Chungking Express’inin anlattığı hikâyelere eşlik eden adeta o hikâyeler ile özdeşleşen şarkılarından bahsetmeden olmaz tabii. 223 ile Sarı peruklu kadının hikâyesine eşlik eden Fornication in Space ve 663 ile Faye’nin hikâyesine eşlik eden The Mamas and The Papas adlı gruptan dinlediğimiz California Dreamin, film için oldukça önemli. Özellikle California Dreamin’in sözleri, Kaliforniya hayalleri kuran Faye’nin duygularının dile gelmiş hali adeta. Bu iki parçanın yanında Faye’nin kendi sesinden dinlediğimiz şarkılarının da varlığı filmin yapısıyla çok iyi uyum sağlıyor. Chungking Express’ini müzikler olmadan düşünmek epey güç olur sanırım.

Filmin müziklerle yaptığı göndermelerin yanında başka referanslara da ev sahipliği yapıyor. Fransız Yeni Dalgası’ndan oldukça etkilenen Wong, Jean-Luc Godard’a selam göndermeden edemez. Alphaville, une étrange aventure de Lemmy Caution (Alphaville, Lemmy Caution'un Garip Serüveni) filmine yapılan homage, aynı zamanda film ile özdeşleşen anlardan da biri olur.

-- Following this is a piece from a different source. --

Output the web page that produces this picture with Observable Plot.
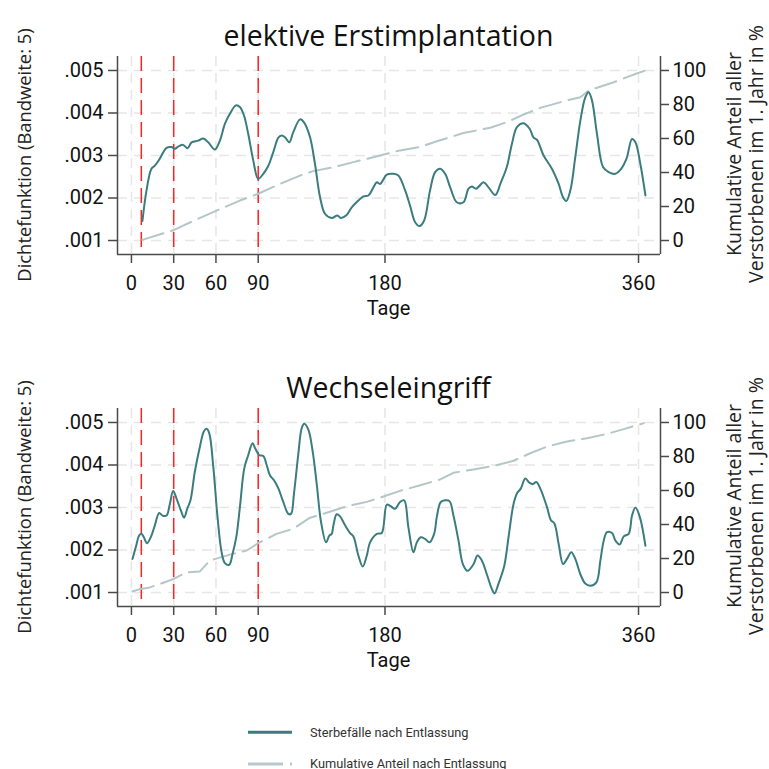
<!DOCTYPE html>
<html>
<head>
<meta charset="utf-8">
<script src="https://cdn.jsdelivr.net/npm/d3@7"></script>
<script src="https://cdn.jsdelivr.net/npm/@observablehq/plot@0.6"></script>
<style>
  html, body { margin: 0; padding: 0; background: #fff; }
  #root { position: relative; width: 769px; height: 769px; overflow: hidden; background: #fff; }
  .abs { position: absolute; }
  .title { font-family: "Open Sans", Roboto, sans-serif; font-size: 28.5px; color: #111; text-align: center; line-height: 30px; white-space: nowrap; }
  .xlab { font-family: Roboto, sans-serif; font-size: 20px; color: #111; transform: translate(-50%, -50%); white-space: nowrap; }
  .ytitle { font-family: "Open Sans", sans-serif; color: #222; transform: translate(-50%, -50%) rotate(-90deg); white-space: nowrap; text-align: center; }
  .leg { font-family: Roboto, sans-serif; font-size: 12.8px; color: #333; white-space: nowrap; transform: translateY(-50%); }
</style>
</head>
<body>
<div id="root"></div>
<script>
// ---------- data ----------
const titles = ["elektive Erstimplantation", "Wechseleingriff"];
const xTicks = [0, 30, 60, 90, 180, 360];
const yTicks = [1, 2, 3, 4, 5];                 // density x 1000
const yTickLabels = [".001", ".002", ".003", ".004", ".005"];
const cumTicks = [0, 20, 40, 60, 80, 100];       // percent (right axis)
const markerDays = [7, 30, 90];
const xTitle = "Tage";
const yTitleLeft = "Dichtefunktion (Bandweite: 5)";
const yTitleRight = ["Kumulative Anteil aller", "Verstorbenen im 1. Jahr in %"];
const legendLabels = ["Sterbefälle nach Entlassung", "Kumulative Anteil nach Entlassung"];

// Panel 1: elektive Erstimplantation — density (x1000)
const p1Day = [7.8,10.7,14.2,16.6,20,24.9,28.4,30.8,33.2,36.7,39.8,42.7,47.4,51,54.5,59.2,62.8,66.4,69.9,74.2,77,79.9,82.9,86.5,90,93.6,97.2,100.7,104.3,106.6,109,112.1,114.9,119.7,122.5,126.8,130.3,133.9,137.4,142.2,146.2,148.6,152.8,156.4,161.1,164.7,168.2,171.8,174.2,176.5,181.3,186,189.5,194.3,197.8,201.4,204.5,207.8,212,215.6,219.2,222.7,226.3,231,235.7,239.3,241.7,244.7,250,253.5,258.3,262.3,266.5,270.1,273.7,278.4,282.7,285.5,287.9,292.6,298.5,303.3,306.4,308.7,311.6,315.1,318.7,322.2,324.6,327,330.5,334.8,338.8,343.6,347.1,351.4,355.4,357.8,361.3,364.9];
const p1Dens = [1.46,2.18,2.69,2.76,2.92,3.18,3.20,3.16,3.21,3.25,3.17,3.31,3.35,3.40,3.31,3.14,3.35,3.75,3.98,4.18,4.14,3.94,3.51,2.88,2.45,2.57,2.76,3.08,3.42,3.47,3.43,3.31,3.55,3.85,3.78,3.43,2.80,2.02,1.63,1.53,1.59,1.53,1.60,1.78,1.94,2.04,2.06,2.25,2.37,2.33,2.55,2.57,2.53,2.18,1.82,1.43,1.34,1.47,2.18,2.61,2.69,2.57,2.25,1.90,1.90,2.22,2.27,2.22,2.37,2.25,2.07,2.37,2.73,3.27,3.67,3.76,3.63,3.42,3.37,3.00,2.69,2.33,2.02,1.93,2.18,2.96,3.82,4.37,4.49,4.29,3.51,2.73,2.61,2.57,2.66,2.92,3.39,3.31,2.80,2.06];
// Panel 1: cumulative share (%)
const p1CumDay = [7.8,29.6,36.7,60.4,77,90,105.5,119.7,129.1,143.4,157.6,171.8,190.7,205,216.8,235.7,254.7,266.5,278.4,290.2,309.2,318.7,324.6,342.4,356.6,364.9];
const p1Cum = [0.4,6,8.8,17.6,23.5,27.5,33.3,38.2,40.8,43.1,46.1,49,53,55,58.4,63.2,66.3,69.6,74.1,78,82.4,84.3,88.2,93.1,97.6,100];

// Panel 2: Wechseleingriff — density (x1000)
const p2Day = [0.7,3.1,5.5,7.1,8.8,11.1,14.2,16.6,19.7,22,24.9,27.3,29.6,32,35.1,37.4,39.6,41.9,45,48.6,51.4,53.3,55.2,58.1,60.9,64,66.4,69.4,71.8,74.6,77,80.1,82.9,86,87.9,90.8,93.6,96,98.3,101.2,104.3,107.8,111.4,113.3,115.4,118.5,120.9,122.7,125.6,128.7,131.5,134.6,138.2,140.5,142.2,143.4,145.7,148.1,151.7,155.2,157.6,161.1,164.2,167.1,169.4,174.2,177.7,181.3,184,187.2,190.7,193.6,196.6,200.2,202.6,205.4,208.5,211.6,214.9,216.8,219.6,222.7,225.8,228.6,232.2,235.3,238.6,242.9,245.7,248.8,252.3,255.9,257.8,260.6,264.7,267.7,271.3,273.7,276.5,279.6,282.7,285,287.4,290.2,295,297.8,300.2,303.3,306.4,309.2,312.3,315.1,318.7,322.2,325.8,330.1,332.9,335.3,337.6,341.2,343.6,346.6,349.5,353,355.4,357.8,360.9,364.9];
const p2Dens = [1.79,2.07,2.34,2.38,2.30,2.16,2.34,2.58,2.87,2.81,2.81,3.09,3.39,3.21,2.93,2.76,2.97,3.17,3.84,4.43,4.79,4.85,4.75,3.96,2.85,1.95,1.69,1.65,1.91,2.34,3.01,3.92,4.23,4.51,4.39,4.23,4.21,4.00,3.76,3.64,3.45,3.13,2.85,2.85,3.33,4.27,4.87,4.97,4.83,4.31,3.56,2.66,2.18,2.34,2.38,2.58,2.84,2.79,2.58,2.40,2.32,1.87,1.61,1.87,2.18,2.38,2.40,3.07,3.03,2.97,3.13,3.17,2.54,1.95,2.18,2.30,2.26,2.18,2.38,2.78,3.13,3.17,3.15,2.81,2.22,1.67,1.51,1.67,1.87,1.75,1.43,1.08,0.98,1.21,1.63,2.30,3.09,3.33,3.45,3.68,3.58,3.55,3.60,3.45,3.01,2.70,2.63,2.14,1.67,1.79,1.95,1.79,1.43,1.21,1.16,1.24,1.75,2.22,2.42,2.40,2.22,2.13,2.32,2.38,2.81,3.00,2.78,2.10];
// Panel 2: cumulative share (%)
const p2CumDay = [0.7,5.9,13,21.3,29.6,39.1,48.6,55.7,69.9,81.8,90,103,114.9,126.8,136.3,152.8,167.1,176.5,190.7,205,219.2,228.6,242.9,257,271.3,283.1,295,309.2,323.4,337.6,349.5,363.7];
const p2Cum = [0.6,2,3,5.3,7.9,11.9,12.4,18.8,22.3,24.7,29,34.5,37.5,44,46.3,50.7,53.3,55.8,59.8,63.1,66.5,70.4,72.4,74.4,77.5,81.9,85.8,88.8,90.7,93.3,96.1,99.6];

// ---------- styling ----------
const teal = "#3b7c7e";
const cumColor = "#b3c6c8";
const redColor = "#ff2222";
const gridColor = "#e6e6e6";
const axisColor = "#4a4a4a";
const xDomain = [-9.9, 375.6];
const yDomain = [0.671, 5.329];
const cumToY = p => 1 + p / 25;   // secondary axis: 0% -> .001, 100% -> .005

const root = document.getElementById("root");

function addDiv(cls, text, styleObj) {
  const d = document.createElement("div");
  d.className = "abs " + cls;
  d.textContent = text;
  Object.assign(d.style, styleObj);
  root.appendChild(d);
  return d;
}

function panel(idx, days, dens, cumDays, cums, offset) {
  const densData = days.map((d, i) => ({day: d, v: dens[i]}));
  const cumData = cumDays.map((d, i) => ({day: d, pct: cums[i]}));
  const chart = Plot.plot({
    width: 769,
    height: 330,
    marginTop: 56,
    marginBottom: 76,
    marginLeft: 117,
    marginRight: 109,
    x: {domain: xDomain},
    y: {domain: yDomain},
    style: {fontFamily: "Roboto, sans-serif", fontSize: "20px", color: "#111", background: "transparent", overflow: "visible"},
    marks: [
      Plot.ruleY(yTicks, {stroke: gridColor, strokeWidth: 1.5, strokeDasharray: "10,7"}),
      Plot.ruleX(xTicks, {stroke: gridColor, strokeWidth: 1.5, strokeDasharray: "10,7"}),
      Plot.ruleX(markerDays, {stroke: redColor, strokeWidth: 1.5, strokeDasharray: "15,7"}),
      Plot.line(cumData, {x: "day", y: d => cumToY(d.pct), stroke: cumColor, strokeWidth: 2, strokeDasharray: "22,8"}),
      Plot.line(densData, {x: "day", y: "v", stroke: teal, strokeWidth: 2, curve: "catmull-rom"}),
      Plot.ruleX([xDomain[0], xDomain[1]], {stroke: axisColor, strokeWidth: 1.5}),
      Plot.ruleY([yDomain[0]], {stroke: axisColor, strokeWidth: 1.5}),
      Plot.axisX(xTicks, {anchor: "bottom", tickSize: 9, tickPadding: 12, label: null, stroke: axisColor, strokeWidth: 1.5, tickFormat: d => String(d)}),
      Plot.axisY(yTicks, {anchor: "left", tickSize: 9, tickPadding: 5, label: null, stroke: axisColor, strokeWidth: 1.5, tickFormat: d => yTickLabels[yTicks.indexOf(d)]}),
      Plot.axisY(cumTicks.map(cumToY), {anchor: "right", tickSize: 8, tickPadding: 4, label: null, stroke: axisColor, strokeWidth: 1.5, tickFormat: d => String(cumTicks[cumTicks.map(cumToY).indexOf(d)])})
    ]
  });
  chart.style.position = "absolute";
  chart.style.left = "0px";
  chart.style.top = offset + "px";
  root.appendChild(chart);

  addDiv("title", titles[idx], {left: "117px", width: "543px", top: (offset + 20) + "px"});
  addDiv("xlab", xTitle, {left: "388.5px", top: (offset + 308) + "px"});
  addDiv("ytitle", yTitleLeft, {left: "23px", top: (offset + 155) + "px", fontSize: "18.4px"});
  const rt = addDiv("ytitle", "", {left: "745px", top: (offset + 154) + "px", fontSize: "19.5px", lineHeight: "22px"});
  rt.innerHTML = "";
  yTitleRight.forEach((t, i) => {
    const s = document.createElement("div");
    s.textContent = t;
    rt.appendChild(s);
  });
}

panel(0, p1Day, p1Dens, p1CumDay, p1Cum, 0);
panel(1, p2Day, p2Dens, p2CumDay, p2Cum, 352);

// ---------- legend ----------
const ns = "http://www.w3.org/2000/svg";
const legSvg = document.createElementNS(ns, "svg");
legSvg.setAttribute("width", "769");
legSvg.setAttribute("height", "769");
legSvg.style.position = "absolute";
legSvg.style.left = "0px";
legSvg.style.top = "0px";
[[732.3, teal, null], [764, "#b9c9cb", "35,7"]].forEach(([y, c, dash]) => {
  const l = document.createElementNS(ns, "line");
  l.setAttribute("x1", 248); l.setAttribute("x2", 292);
  l.setAttribute("y1", y); l.setAttribute("y2", y);
  l.setAttribute("stroke", c); l.setAttribute("stroke-width", 3);
  if (dash) l.setAttribute("stroke-dasharray", dash);
  legSvg.appendChild(l);
});
root.appendChild(legSvg);
addDiv("leg", legendLabels[0], {left: "310px", top: "732px"});
addDiv("leg", legendLabels[1], {left: "310px", top: "763px"});
</script>
</body>
</html>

Kar-Wai Wong’un gündüzleri senaryosunu yazıp akşamları da el kamerasıyla çektiği Chungking Express sadece 23 günde tamamlanır. Birbiriyle iç içe geçmeyen, farklı bir akış izleyen iki aşk hikâyesinden 663 ile Faye’nin hikâyesinin daha ön plana çıktığını ise söyleyebiliriz sanırım. Her ne kadar aşk hikâyeleriyle bizleri buluşturan Chungking Express’inin aynı zamanda ayrılık meselesinden de fazlasıyla bahsettiği bir gerçek. Hatta Wong, filminin arka fon rengi olarak aşkın ve tutkunun rengi kırmızıdan daha çok ayrılığın rengi sarıyı tercih ediyor. Kırmızının da yer yer kendine yer bulduğu filmde, yeşil renk ise sarıya en çok eşlik eden oluyor. Wong’un vazgeçemediği isimlerden olan Christopher Doyle‘nin mükemmel görüntü yönetmenliği ile renklerin perdedeki etkileyiciliği bir kat daha artıyor tabii. Yine oldukça dar mekânlarda yapılan çekimlerde aynalarla kazandırılan derinlik etkileyiciliği arttıran bir diğer etken. Baş döndürecek denli hızlı bir kurguya sahip filmin, bir an bile dikkat dağınıklığına izin vermediği gönül rahatlığıyla söylenebilir. Hatta film bittikten sonra bile diyalogları, replikleri ve derinlikli karakterleriyle kolay kolay unutulmayacak bir film Chungking Express.